Corn for May delivery slumped 53 cents, or 7.6 percent, to $6.4225 a bushel in Chicago, the lowest level since June 25, extending its two-day decline to 13 percent. One bushel makes at least 2.75 gallons of ethanol.
The corn crush spread, representing gains or losses from turning corn into ethanol and based on May contracts, was minus 0.1 cent a gallon, compared with minus 10 cents March 28.
The amount doesn’t include revenue from the sale of dried distillers’ grains, a byproduct of ethanol production, which can be fed to livestock.
Valero Energy Corp., the third-biggest U.S. ethanol producer, said March 22 that it resumed output at a distillery in Linden, Indiana, because of better returns to make the biofuel.
Ethanol production in the week ended March 22 averaged 805,000 barrels a day, down 0.5 percent from the previous week and 16 percent from the record 963,000 in December 2011, a March 27 Energy Information Administration report showed.
Stockpiles have dropped a record eight consecutive weeks to 17.4 million barrels, the lowest level since December 2011, according to the report from the Energy Department’s analytical arm.
Ward said better profits to make the fuel should lead to lower prices and boost export demand and make the fuel more attractive to be mixed into gasoline.
Ethanol-blended gasoline made up 95 percent of the total U.S. gasoline pool on March 22, little changed from the previous week’s all-time high in records going back to May 2004.
The U.S. exported 1.5 million barrels of ethanol in January, the most recent month data is available, according to the EIA, the largest amount since July.
Canada, the United Arab Emirates and Brazil were the largest buyers of U.S.-made ethanol, the data show.
Imports, as of March 22, were unchanged from the previous week at 27,000 barrels a day, down 78 percent from the record of 122,000 barrels in October, EIA said.
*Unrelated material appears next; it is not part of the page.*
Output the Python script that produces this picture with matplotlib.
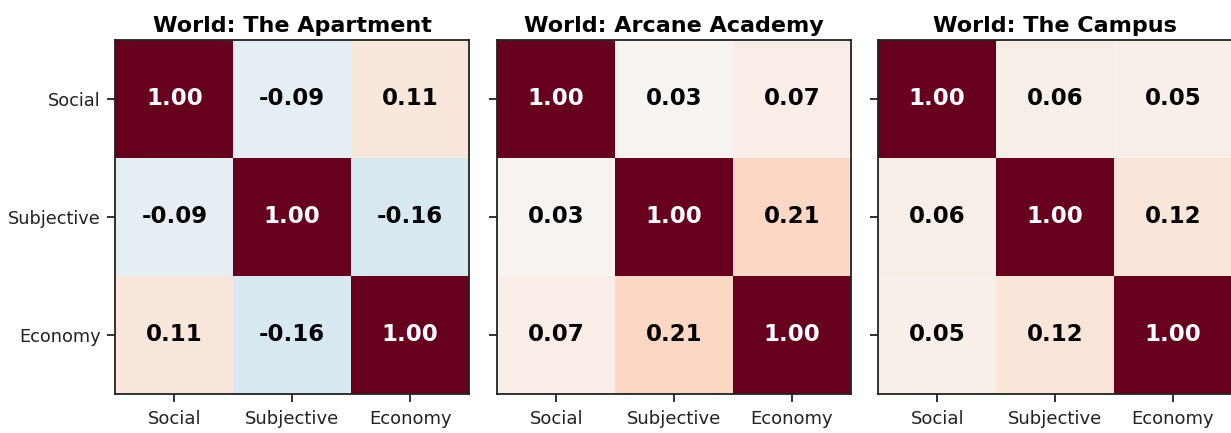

In cash market trading, ethanol fell 5 cents to $2.52 in New York, 11 cents to $2.36 in Chicago, 10 cents to $2.42 on the Gulf Coast and 6 cents to $2.625 on the West Coast, data compiled by Bloomberg show.
West Coast ethanol’s premium to the Gulf Coast swelled 4 cents to 20.5 cents, while Chicago’s discount to New York Harbor widened 6 cents to 16 cents.
The value of Renewable Identification Numbers, or RINs, for corn-based ethanol were unchanged at 69 cents, data compiled by Bloomberg show. Advanced RINs, which include biodiesel and Brazilian sugarcane-based ethanol, jumped 5 cents to 77 cents.
RINs are certificates assigned to each gallon of biofuel produced. Once refiners blend the biofuel into petroleum, they can keep the credit to show compliance with federal mandates or trade it to another party.